WASHINGTON -- The Democrats in Boston did much to justify two much-disparaged things -- party conventions and platforms. The convention performed a vital legitimizing function, and the platform, particularly in its tactical evasions and silences, indicated how a senator who has represented a liberal state for 20 years adjusts to courting the country.
The process of picking presidential nominees has been democratized. The proliferation of primaries has removed the process from the supposedly unclean hands of elected officials and party bosses. Bosses were always important and often decisive when they had machines to boss -- until about 40 years ago. As recently as the late 1960s, the governor of Pennsylvania controlled 40,000 patronage jobs. Twenty years later there were 2,000.
Today it is possible for remarkably few voters -- representing only themselves, unlike the officeholders and bosses of the bad old days -- to be decisive. John Kerry won the nomination in a sprint that lasted 29 days -- from the Iowa caucuses to the Wisconsin primary. Effectively, he was picked by the approximately 135,000 persons -- 0.06 percent of Americans of voting age -- who supported him in Iowa and New Hampshire.
The convention actually was a useful laying-on of hands -- the uniquely clean hands of the great unwashed, ``the people'' from around the nation. Or at least a fair sampling of the current composition of the activist base of the world's oldest party. For example, about one in 10 delegates was a teacher, including 415 members of the two big teachers unions.

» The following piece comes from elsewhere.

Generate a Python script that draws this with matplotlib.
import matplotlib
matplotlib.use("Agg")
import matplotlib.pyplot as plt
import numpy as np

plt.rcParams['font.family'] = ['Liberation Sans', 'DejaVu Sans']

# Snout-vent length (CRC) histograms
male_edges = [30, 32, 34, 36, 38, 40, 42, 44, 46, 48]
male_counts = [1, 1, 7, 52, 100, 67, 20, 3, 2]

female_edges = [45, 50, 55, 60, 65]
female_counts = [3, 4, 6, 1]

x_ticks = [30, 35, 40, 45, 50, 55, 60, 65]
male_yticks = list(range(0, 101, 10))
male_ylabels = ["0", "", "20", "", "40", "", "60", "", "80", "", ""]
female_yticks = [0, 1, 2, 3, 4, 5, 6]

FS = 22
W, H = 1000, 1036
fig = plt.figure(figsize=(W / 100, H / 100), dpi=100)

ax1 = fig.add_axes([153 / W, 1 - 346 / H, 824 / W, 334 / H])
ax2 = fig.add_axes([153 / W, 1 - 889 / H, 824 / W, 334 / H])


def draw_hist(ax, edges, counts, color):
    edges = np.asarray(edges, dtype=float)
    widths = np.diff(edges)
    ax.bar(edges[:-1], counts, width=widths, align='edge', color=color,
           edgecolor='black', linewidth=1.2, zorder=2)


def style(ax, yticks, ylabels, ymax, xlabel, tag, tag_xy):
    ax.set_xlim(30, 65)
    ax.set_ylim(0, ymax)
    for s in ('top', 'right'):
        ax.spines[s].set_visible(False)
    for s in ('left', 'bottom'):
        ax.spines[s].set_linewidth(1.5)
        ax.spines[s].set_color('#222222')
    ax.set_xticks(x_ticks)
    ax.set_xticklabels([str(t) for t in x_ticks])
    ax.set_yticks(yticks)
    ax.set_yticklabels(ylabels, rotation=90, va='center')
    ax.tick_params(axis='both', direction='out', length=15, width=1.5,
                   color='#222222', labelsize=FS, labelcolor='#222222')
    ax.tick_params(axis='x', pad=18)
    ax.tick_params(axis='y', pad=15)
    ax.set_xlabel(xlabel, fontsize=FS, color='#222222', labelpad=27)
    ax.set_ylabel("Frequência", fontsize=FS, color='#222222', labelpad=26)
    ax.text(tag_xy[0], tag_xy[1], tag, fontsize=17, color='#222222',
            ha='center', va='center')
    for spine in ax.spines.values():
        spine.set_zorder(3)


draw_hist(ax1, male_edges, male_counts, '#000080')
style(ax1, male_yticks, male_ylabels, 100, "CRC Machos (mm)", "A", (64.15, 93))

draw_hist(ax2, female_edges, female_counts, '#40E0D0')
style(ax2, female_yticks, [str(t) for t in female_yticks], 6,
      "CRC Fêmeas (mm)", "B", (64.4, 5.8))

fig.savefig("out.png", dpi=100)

Kerry's platform is a 37-page flinch. It turns a perpetual chimera, ``energy independence,'' into a promise, but flinches from suggesting a tax on gasoline consumption or drilling anywhere that might annoy Democrats, which means ... anywhere. His platform advocates ``rigorous new incentives and tests for new teachers.'' Notice: only new teachers. Of today's teacher-certification tests, The Wall Street Journal reports that ``someone with about a 10th-grade education could pass them.''
Bush's scarlet sin against the environment supposedly was his turn away from the Kyoto agreement on global warming, by which the world agreed that Americans should pay most of the costs. But the two paragraphs that Kerry's platform devotes to ``international leadership to protect the global environment'' mentions neither global warming nor Kyoto.